The use of social media is omnipresent with respect to most companies now. Whether an enterprise is savvy enough to employ social media on its own behalf for marketing purposes, or whether it has social media exposure simply by virtue of its employees’ personal use of Twitter, Facebook and other applications, there is a very tangible impact created. Not only is this impact commercial and reputational, it can be legal in nature.
Recently, the National Labor Relations Board (NLRB or the “Board”) has developed a keen interest in employers’ attempts to regulate their employees’ social media use. Its primary tool in this effort has been the National Labor Relations Act (NLRA or the “Act”), a federal law passed in 1935 to protect employees’ right to organize unions and engage in collective bargaining.
Since the applicability of the Board and the Act to social media can be difficult to ascertain on first blush, the NLRB has recently issued specific guidance about how NLRA provisions govern here.
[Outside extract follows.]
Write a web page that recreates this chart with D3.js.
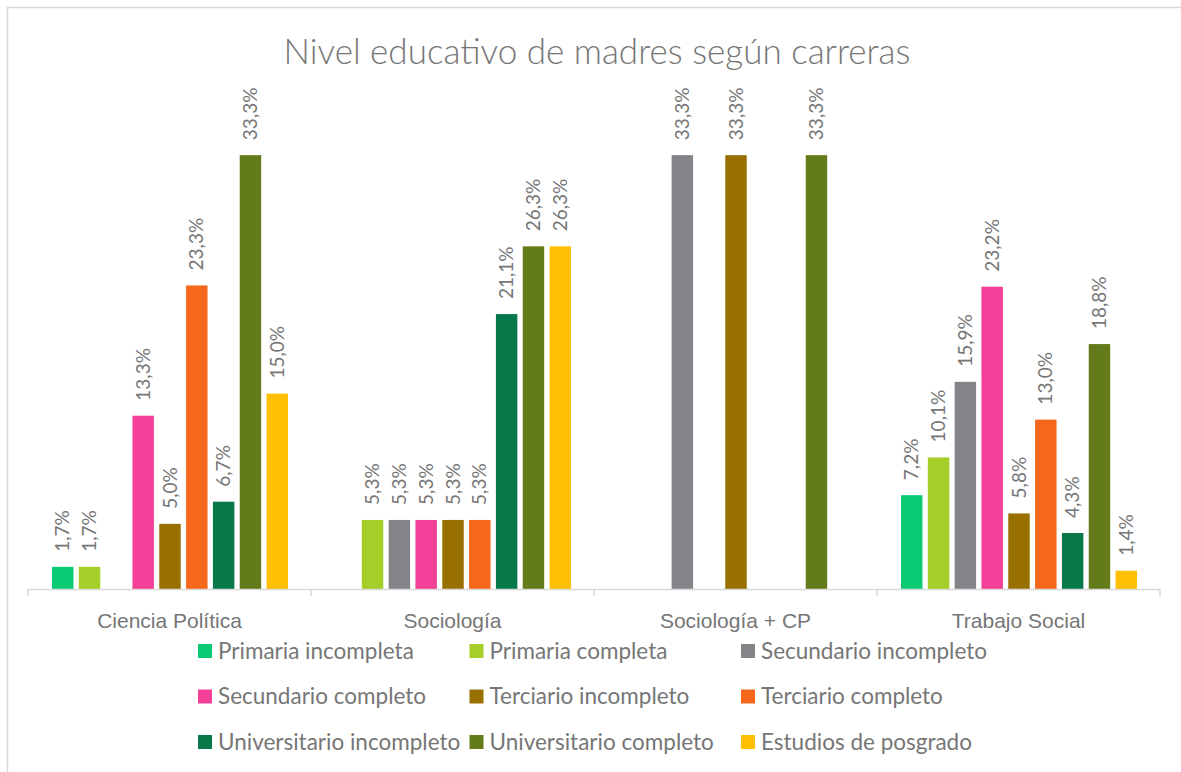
<!DOCTYPE html>
<html>
<head>
<meta charset="utf-8">
<script src="https://cdn.jsdelivr.net/npm/d3@7"></script>
<style>
  body { margin: 0; background: #fff; }
  svg { display: block; font-family: Lato, "Open Sans", sans-serif; }
  .lbl { fill: #767676; }
</style>
</head>
<body>
<script>
var width = 1181,
    height = 772;

// careers on the x axis
var carreras = ["Ciencia Política", "Sociología", "Sociología + CP", "Trabajo Social"];

// education levels (series)
var niveles = ["Primaria incompleta", "Primaria completa", "Secundario incompleto",
  "Secundario completo", "Terciario incompleto", "Terciario completo",
  "Universitario incompleto", "Universitario completo", "Estudios de posgrado"];

var colores = ["#0acb74", "#a6ce28", "#848388", "#f23f97", "#987000",
  "#f5671b", "#067849", "#647b1b", "#fec000"];

// percentages per career, null = no bar
var cienciaPolitica = [1.7, 1.7, null, 13.3, 5.0, 23.3, 6.7, 33.3, 15.0];
var sociologia      = [null, 5.3, 5.3, 5.3, 5.3, 5.3, 21.1, 26.3, 26.3];
var sociologiaCP    = [null, null, 33.3, null, 33.3, null, null, 33.3, null];
var trabajoSocial   = [7.2, 10.1, 15.9, 23.2, 5.8, 13.0, 4.3, 18.8, 1.4];

var valores = [cienciaPolitica, sociologia, sociologiaCP, trabajoSocial];

var svg = d3.select("body").append("svg")
    .attr("width", width)
    .attr("height", height);

// chart frame (right and bottom edges fall outside the window)
svg.append("rect")
    .attr("x", 7.5).attr("y", 7.5)
    .attr("width", 1300).attr("height", 900)
    .attr("fill", "#fff")
    .attr("stroke", "#d9d9d9")
    .attr("stroke-width", 1.5);

svg.append("text")
    .attr("class", "lbl")
    .attr("x", 597).attr("y", 64)
    .attr("text-anchor", "middle")
    .style("font-size", "35px")
    .style("font-weight", 300)
    .text("Nivel educativo de madres según carreras");

var x0 = d3.scaleBand().domain(carreras).range([28, 1160]);
var x1 = d3.scaleBand().domain(niveles).range([24, 260]).paddingInner(0.2);
var y = d3.scaleLinear().domain([0, 35]).range([589, 133]);

var grupos = svg.selectAll(".grupo")
    .data(carreras)
    .enter().append("g")
    .attr("class", "grupo")
    .attr("transform", function(d) { return "translate(" + x0(d) + ",0)"; });

var barras = grupos.selectAll(".barra")
    .data(function(d, i) {
      return valores[i].map(function(v, j) { return {nivel: niveles[j], v: v, c: colores[j]}; })
        .filter(function(e) { return e.v !== null; });
    })
    .enter().append("g");

barras.append("rect")
    .attr("x", function(d) { return x1(d.nivel); })
    .attr("y", function(d) { return y(d.v); })
    .attr("width", x1.bandwidth())
    .attr("height", function(d) { return y(0) - y(d.v); })
    .attr("fill", function(d) { return d.c; });

barras.append("text")
    .attr("class", "lbl")
    .attr("transform", function(d) {
      return "translate(" + (x1(d.nivel) + x1.bandwidth() / 2) + "," + (y(d.v) - 15) + ") rotate(-90)";
    })
    .attr("dy", "0.35em")
    .style("font-size", "19px")
    .text(function(d) { return d.v.toFixed(1).replace(".", ",") + "%"; });

// category axis
var xAxis = d3.axisBottom(x0).tickSize(0).tickPadding(24);
var ax = svg.append("g")
    .attr("transform", "translate(0,589)")
    .call(xAxis);
ax.select(".domain").attr("stroke", "#d9d9d9").attr("stroke-width", 1.5);
ax.selectAll("text").attr("class", "lbl").attr("fill", null)
    .style("font-size", "21px").style("font-family", null);
ax.selectAll(".sep")
    .data(d3.range(carreras.length + 1))
    .enter().append("line")
    .attr("x1", function(i) { return 28 + i * x0.step(); })
    .attr("x2", function(i) { return 28 + i * x0.step(); })
    .attr("y1", 0).attr("y2", 7)
    .attr("stroke", "#d9d9d9").attr("stroke-width", 1.5);

// legend, 3 columns
var leg = svg.selectAll(".leg")
    .data(niveles)
    .enter().append("g")
    .attr("transform", function(d, i) {
      return "translate(" + (198 + (i % 3) * 271.5) + "," + (651 + Math.floor(i / 3) * 45.5) + ")";
    });
leg.append("rect")
    .attr("x", 0).attr("y", -7)
    .attr("width", 14).attr("height", 14)
    .attr("fill", function(d, i) { return colores[i]; });
leg.append("text")
    .attr("class", "lbl")
    .attr("x", 20).attr("dy", "0.35em")
    .style("font-size", "22.5px")
    .text(function(d) { return d; });
</script>
</body>
</html>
One of the primary purposes of the NLRA is to allow workers to freely communicate with one another regarding complaints about terms and conditions of employment and perceived instances of unfair treatment. Examples of covered topics include accusations of workplace racism, departmental complaints, complaints about unfair demands and duties, and other labor disputes. The fact that this communication is now increasingly taking place via social media has created the natural tie-in between social media and the Act.
In practical effect, if a particular communication has the above subject matter, the Act is now permitting employees to make public social media posts about a company or their workplace so long as more than the singular employee is involved (i.e., the post can be construed as part of a discussion with fellow employees and a potential motion toward labor organization around a workplace issue).
Some notes on the practical implications for employers:
1. Even a “like” from a fellow employee regarding a post may be enough to constitute such collaborative employee action! However, the gripes of an individual aggrieved employee that are not in some way approved or supported by fellow workers will not generally constitute a communication subject to the NLRA.
2. Application of the Act to social media doesn’t hinge on whether the employer is unionized or non-union – the protections are universal.
3. A company must be extremely careful about terminating an employee because of any work-related social media post, whether on Facebook, Twitter or elsewhere. One major tightrope to walk here occurs if the post somehow implicates a company’s proprietary information or trade secrets. If it does, the company must protect its confidential information, but its general social media use policy cannot impede the protected flow of labor-related communication about, e.g., wages or working conditions.
4. At present, an employer can, via its social media use policy, request that employees confine their social networking to matters unrelated to the company if necessary to ensure compliance with securities regulations and other laws (see earlier post about Groupon and securities law issues). A social media use policy may also include such restrictions as are necessary, for example, to address HIPAA or security regulations.
5. In connection with (4) above, the NLRB has also ruled that, since employees do not have a protected right to disclose “embargoed” information such as trade secrets or confidential information in the first place, employees would not reasonably interpret a legitimate social media use policy with proscriptions on posts with this subject matter as disallowing communications about the terms and conditions of their employment. This, of course, weighs in favor of an employer’s right to protect its trade secrets and confidential information, so long as the employer policy is sufficiently explicit about what is off limits for social media communications.
6. Based on current litigation described in a recent post here, employer policies for social media should also address the ownership of content in social media accounts that are purposed for the benefit of the employer.
While it would have initially seemed a fairly simple task, issues like the above are the reason that legal counsel is a must when drafting an employee social media use policy.